Scientists studying and monitoring the spread of nuclear radiation from Japan's 2011 Fukushima nuclear disaster have confirmed that it has spread to certain identified locations along the U.S. West Coast. However, the levels are still too low to affect human or marine life.
During the investigation, the scientists tested hundreds of samples of water along the North American shores. The chemical tests confirmed that Japan's Fukushima nuclear power plant is still releasing radioactive isotopes into the water, even after four years of the accident.
The signs of contamination observed by the researchers include the highest detected level to date from a sample collected about 1,600 miles west of San Francisco, Phys.org reported. According to the scientists, the levels of radioactive cesium isotopes in the sample of water collected is almost 50 percent higher than other samples collected along the West Coast.
But, there is nothing to worry about. The radioactive cesium levels are still 500 times lower than the safety limits for drinking water, as prescribed by the U.S. government. In addition, the contamination level is well below the maximum allowed limit for direct exposure while boating, swimming or any other activity.

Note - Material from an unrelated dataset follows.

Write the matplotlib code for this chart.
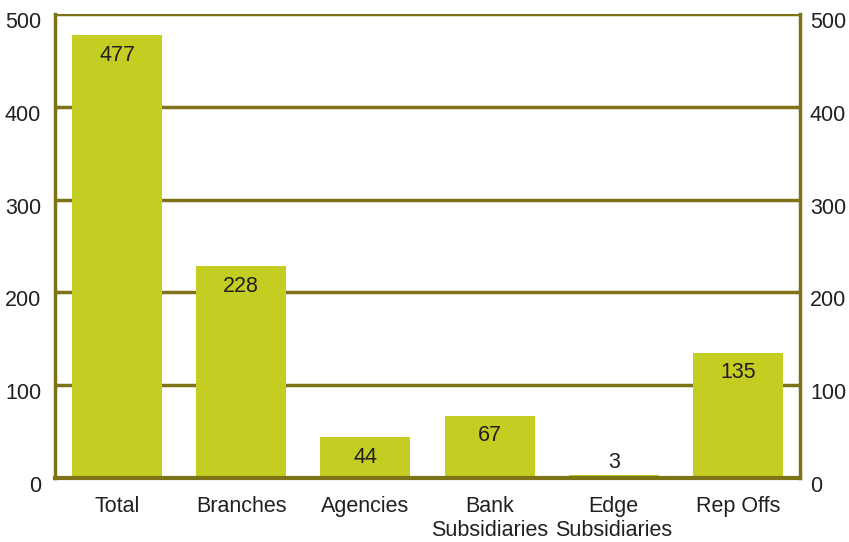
import matplotlib
matplotlib.use("Agg")
import matplotlib.pyplot as plt
import matplotlib.transforms as mtransforms

categories = ["Total", "Branches", "Agencies", "Bank\nSubsidiaries", "Edge\nSubsidiaries", "Rep Offs"]
values = [477, 228, 44, 67, 3, 135]
yticks = [0, 100, 200, 300, 400, 500]

bar_color = "#c3cd22"
line_color = "#7d7316"
text_color = "#231f20"
fs = 15.5

plt.rcParams['font.family'] = ['Liberation Sans', 'DejaVu Sans']

fig = plt.figure(figsize=(8.49, 5.42), dpi=100)
ax = fig.add_axes([55/849, 1-478/542, 745/849, 464/542])

x = list(range(len(categories)))
ax.bar(x, values, width=0.725, color=bar_color, zorder=3)
ax.set_xlim(-0.5, 5.5)
ax.set_ylim(0, 500)

for yv in yticks[1:]:
    ax.axhline(yv, color=line_color, lw=2.5, zorder=2)

for xi, v in zip(x, values):
    if v > 20:
        ax.annotate(str(v), (xi, v), xytext=(0, -20), textcoords="offset pixels",
                    ha="center", va="center", fontsize=fs, color=text_color, zorder=4)
    else:
        ax.annotate(str(v), (xi, v), xytext=(0, 13), textcoords="offset pixels",
                    ha="center", va="center", fontsize=fs, color=text_color, zorder=4)

ax.spines["top"].set_visible(False)
ax.spines["left"].set_color(line_color)
ax.spines["left"].set_linewidth(2.5)
ax.spines["right"].set_color(line_color)
ax.spines["right"].set_linewidth(2.5)
ax.spines["bottom"].set_color(line_color)
ax.spines["bottom"].set_linewidth(3)
ax.spines["bottom"].set_zorder(5)

ax.set_yticks(yticks)
ax.set_yticklabels([str(t) for t in yticks])
ax.tick_params(axis="y", length=0, pad=10, labelsize=fs, labelcolor=text_color,
               labelright=True, right=False)
ax.set_xticks(x)
ax.set_xticklabels(categories, linespacing=1.2)
ax.tick_params(axis="x", length=0, pad=13, labelsize=fs, labelcolor=text_color)

shift1 = mtransforms.ScaledTranslation(0, -6/100, fig.dpi_scale_trans)
shift2 = mtransforms.ScaledTranslation(-4/100, -6/100, fig.dpi_scale_trans)
for t in ax.yaxis.get_major_ticks():
    t.label1.set_transform(t.label1.get_transform() + shift1)
    t.label2.set_transform(t.label2.get_transform() + shift2)

fig.savefig("out.png", dpi=100)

"Despite the fact that the levels of contamination off our shores remain well below government-established safety limits for human health or to marine life, the changing values underscore the need to more closely monitor contamination levels across the Pacific," said marine radiochemist Ken Buesseler, in an interview with Reuters.
A massive earthquake in March 2011 triggered a tsunami that devastated Japan's Fukushima nuclear plant. The impact caused triple nuclear meltdown which forced 160,000 residents to evacuate the nearby towns.